Archery is the national sport of Bhutan, and we finally got the opportunity to try the simple traditional bow and arrows on a much shortened version of the range, marked by colourful flags. Tim also tried the darts, to great success and much acclaim from our host and guide Neten. They were ready to sign Tim up for the serious competition in the capital of Thimphu.


We were staying at Soednam Zingkha a beautifully restored heritage farmhouse run as a boutique lodge by the original family. Our host joined us at the archery range and took a shot himself. Then we started talking about the dark rocky mountains that loomed over us.
‘Tibet is just over there,’ he waved towards the west.

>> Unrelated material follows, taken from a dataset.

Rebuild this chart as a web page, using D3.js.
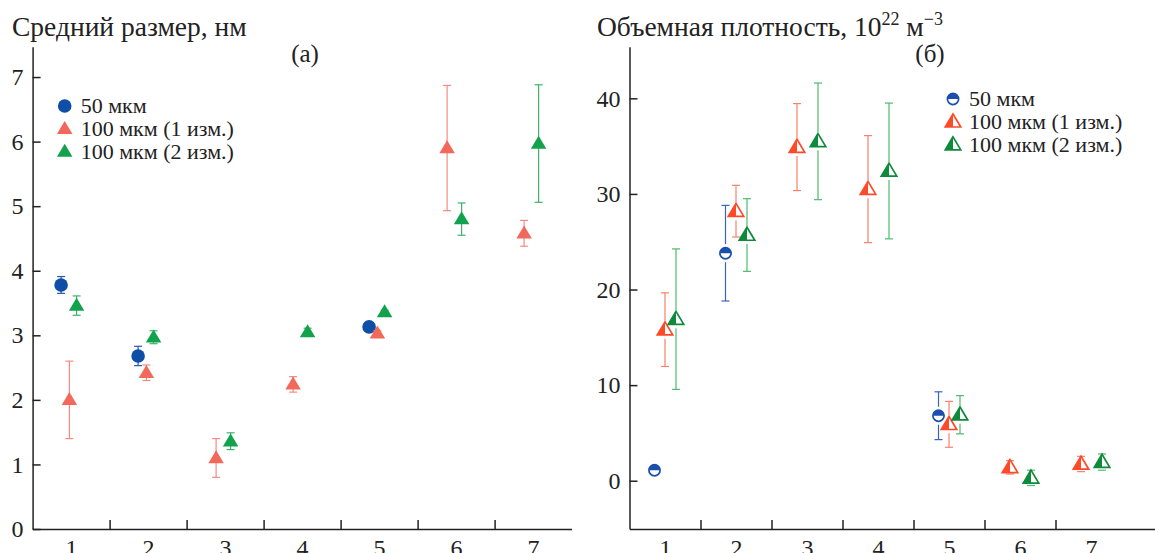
<!DOCTYPE html>
<html lang="ru">
<head>
  <meta charset="UTF-8">
  <title>Средний размер и объемная плотность</title>
  <script src="https://d3js.org/d3.v7.min.js"></script>
  <style>
    body { margin: 0; background: #fff; }
    svg text, svg .tick text { font-family: "Liberation Serif", "Times New Roman", serif; fill: #222; }
    .tick text { font-size: 24px; }
    .domain, .tick line { stroke: #222; stroke-width: 1.5; }
    .legend text { font-size: 22px; }
  </style>
</head>
<body>
<script>
  // categories on the x axis
  const categories = [1, 2, 3, 4, 5, 6, 7];
  const seriesNames = ["50 мкм", "100 мкм (1 изм.)", "100 мкм (2 изм.)"];

  // (а) mean size, nm
  const sizeBlue = [3.78, 2.68, null, null, 3.13, null, null];
  const sizeBlueErr = [0.13, 0.15, null, null, 0.05, null, null];
  const sizeRed = [2.0, 2.42, 1.1, 2.24, 3.03, 5.9, 4.58];
  const sizeRedErr = [0.6, 0.12, 0.3, 0.12, 0.04, 0.97, 0.2];
  const sizeGreen = [3.46, 2.97, 1.36, 3.05, 3.36, 4.8, 5.97];
  const sizeGreenErr = [0.15, 0.1, 0.13, 0.06, 0.03, 0.25, 0.91];
  const sizeTicks = [0, 1, 2, 3, 4, 5, 6, 7];

  // (б) volume density, 10^22 m^-3
  const densBlue = [1.1, 23.8, null, null, 6.8, null, null];
  const densBlueErr = [0.3, 5.0, null, null, 2.5, null, null];
  const densRed = [15.8, 28.2, 34.9, 30.5, 5.9, 1.4, 1.75];
  const densRedErr = [3.85, 2.7, 4.55, 5.6, 2.4, 0.7, 0.8];
  const densGreen = [16.9, 25.7, 35.5, 32.4, 6.9, 0.3, 1.95];
  const densGreenErr = [7.35, 3.8, 6.1, 7.1, 2.0, 0.8, 0.85];
  const densTicks = [0, 10, 20, 30, 40];

  const svg = d3.select("body").append("svg")
    .attr("width", 1155)
    .attr("height", 553);

  // triangle shapes (centroid near 0,0)
  const tw = 15.5, th = 13;
  const triFull = `M0,${-th * 0.6}L${-tw / 2},${th * 0.4}L${tw / 2},${th * 0.4}Z`;
  const triLeft = `M0,${-th * 0.6}L${-tw / 2},${th * 0.4}L0,${th * 0.4}Z`;
  const halfTop = r => `M${-r},0A${r},${r} 0 0 1 ${r},0Z`;

  function drawMarker(g, kind, color, hollow) {
    if (kind === "circle") {
      if (!hollow) {
        g.append("circle").attr("r", 6.8).attr("fill", color);
      } else {
        g.append("circle").attr("r", 5.6).attr("fill", "#fff").attr("stroke", color).attr("stroke-width", 1.7);
        g.append("path").attr("d", halfTop(5.6)).attr("fill", color);
      }
    } else {
      if (!hollow) {
        g.append("path").attr("d", triFull).attr("fill", color);
      } else {
        g.append("path").attr("d", triFull).attr("fill", "#fff").attr("stroke", color).attr("stroke-width", 1.7);
        g.append("path").attr("d", triLeft).attr("fill", color);
      }
    }
  }

  function panel(o) {
    const g = svg.append("g");
    const x = d3.scaleLinear().domain([0.5, o.xMax]).range([o.left, o.left + o.band * (o.xMax - 0.5)]);
    const y = d3.scaleLinear().domain(o.yDomain).range([529, 46.7]);

    // y axis, ticks pointing inside
    g.append("g")
      .attr("transform", `translate(${o.left},0)`)
      .call(d3.axisLeft(y).tickValues(o.yTicks).tickFormat(d3.format("d"))
        .tickSize(-8).tickSizeOuter(0).tickPadding(9));

    // x axis: ticks between categories
    g.append("g")
      .attr("transform", "translate(0,529)")
      .call(d3.axisBottom(x).tickValues(categories.slice(0, -1).map(c => c + 0.5))
        .tickSize(-9).tickSizeOuter(0).tickFormat(""));

    // x labels in the middle of each category
    const xl = g.append("g")
      .attr("transform", "translate(0,529)")
      .call(d3.axisBottom(x).tickValues(categories).tickFormat(d3.format("d"))
        .tickSize(0).tickPadding(10));
    xl.select(".domain").remove();

    g.selectAll(".tick text").attr("fill", "#222");

    // series
    o.series.forEach((s, si) => {
      categories.forEach((c, i) => {
        const v = s.values[i];
        if (v == null) return;
        const e = s.err[i] || 0;
        const hasBlue = o.series[0].values[i] != null;
        const off = si === 0 ? o.offBlue : si === 1 ? (hasBlue ? o.offRedWithBlue : o.offRed) : o.offGreen;
        const cx = x(c) + off, cy = y(v);
        const yt = y(v + e), yb = y(v - e);
        const gap = o.hollow ? 9 : 0;
        const bars = g.append("g").attr("stroke", s.barColor).attr("stroke-width", 1.2);
        if (e > 0) {
          if (cy - gap > yt) bars.append("line").attr("x1", cx).attr("x2", cx).attr("y1", yt).attr("y2", cy - gap);
          if (cy + gap < yb) bars.append("line").attr("x1", cx).attr("x2", cx).attr("y1", cy + gap).attr("y2", yb);
          [yt, yb].forEach(yy => bars.append("line")
            .attr("x1", cx - 4).attr("x2", cx + 4).attr("y1", yy).attr("y2", yy));
        }
        drawMarker(g.append("g").attr("transform", `translate(${cx},${cy})`), s.kind, s.color, o.hollow);
      });
    });

    // legend
    const lg = g.append("g").attr("class", "legend");
    o.series.forEach((s, si) => {
      const ly = o.legend[1] + si * 22.8;
      drawMarker(lg.append("g").attr("transform", `translate(${o.legend[0]},${ly})`), s.kind, s.color, o.hollow);
      lg.append("text").attr("x", o.legend[0] + 16).attr("y", ly + 7).text(seriesNames[si]);
    });

    // panel letter
    g.append("text").attr("x", o.letterX).attr("y", 62).attr("text-anchor", "middle")
      .style("font-size", "25px").text(o.letter);
    return g;
  }

  panel({
    left: 32.6, band: 77, xMax: 7.5,
    yDomain: [0, 7.47], yTicks: sizeTicks,
    offBlue: -10, offRedWithBlue: -1.7, offRed: -9, offGreen: 5.5,
    hollow: false,
    series: [
      { values: sizeBlue, err: sizeBlueErr, kind: "circle", color: "#0d4ea6", barColor: "#2a56b0" },
      { values: sizeRed, err: sizeRedErr, kind: "tri", color: "#f2685a", barColor: "#f48b80" },
      { values: sizeGreen, err: sizeGreenErr, kind: "tri", color: "#13a24c", barColor: "#3cb46c" }
    ],
    legend: [64.7, 106], letter: "(а)", letterX: 305
  });

  panel({
    left: 629.5, band: 71, xMax: 8.5,
    yDomain: [-5.05, 45.4], yTicks: densTicks,
    offBlue: -10.5, offRedWithBlue: 0, offRed: -10, offGreen: 11,
    hollow: true,
    series: [
      { values: densBlue, err: densBlueErr, kind: "circle", color: "#1b4fae", barColor: "#3a62c0" },
      { values: densRed, err: densRedErr, kind: "tri", color: "#ff4a2a", barColor: "#f8806c" },
      { values: densGreen, err: densGreenErr, kind: "tri", color: "#0f8a3c", barColor: "#4cbc6c" }
    ],
    legend: [953, 99], letter: "(б)", letterX: 930
  });

  // axis titles
  svg.append("text").attr("x", 12).attr("y", 36).style("font-size", "27.5px").text("Средний размер, нм");
  const t2 = svg.append("text").attr("x", 597).attr("y", 36).style("font-size", "27.5px");
  t2.append("tspan").text("Объемная плотность, 10");
  t2.append("tspan").attr("dy", -11).style("font-size", "18px").text("22");
  t2.append("tspan").attr("dy", 11).text(" м");
  t2.append("tspan").attr("dy", -11).style("font-size", "18px").text("−3");
</script>
</body>
</html>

‘How far is it to the border?’ I asked.
‘Oh about two days walk.’
I was delighted that even for an urbane man such as this distance is still measured in how many days to walk, and that it is the only way to make that journey.

The Haa Valley is the westernmost valley in Bhutan, and getting there involves a drive over the highest sealed mountain pass in the country – Chele La – a dizzying (quite literally for those of us still acclimatising to the altitude) just-under-4000m.
It truly dawned on me then that the nation of Bhutan is just a collection of small settlements spread along the few flat bottomed valleys available, connected by winding switchback roads going over steep mountain passes.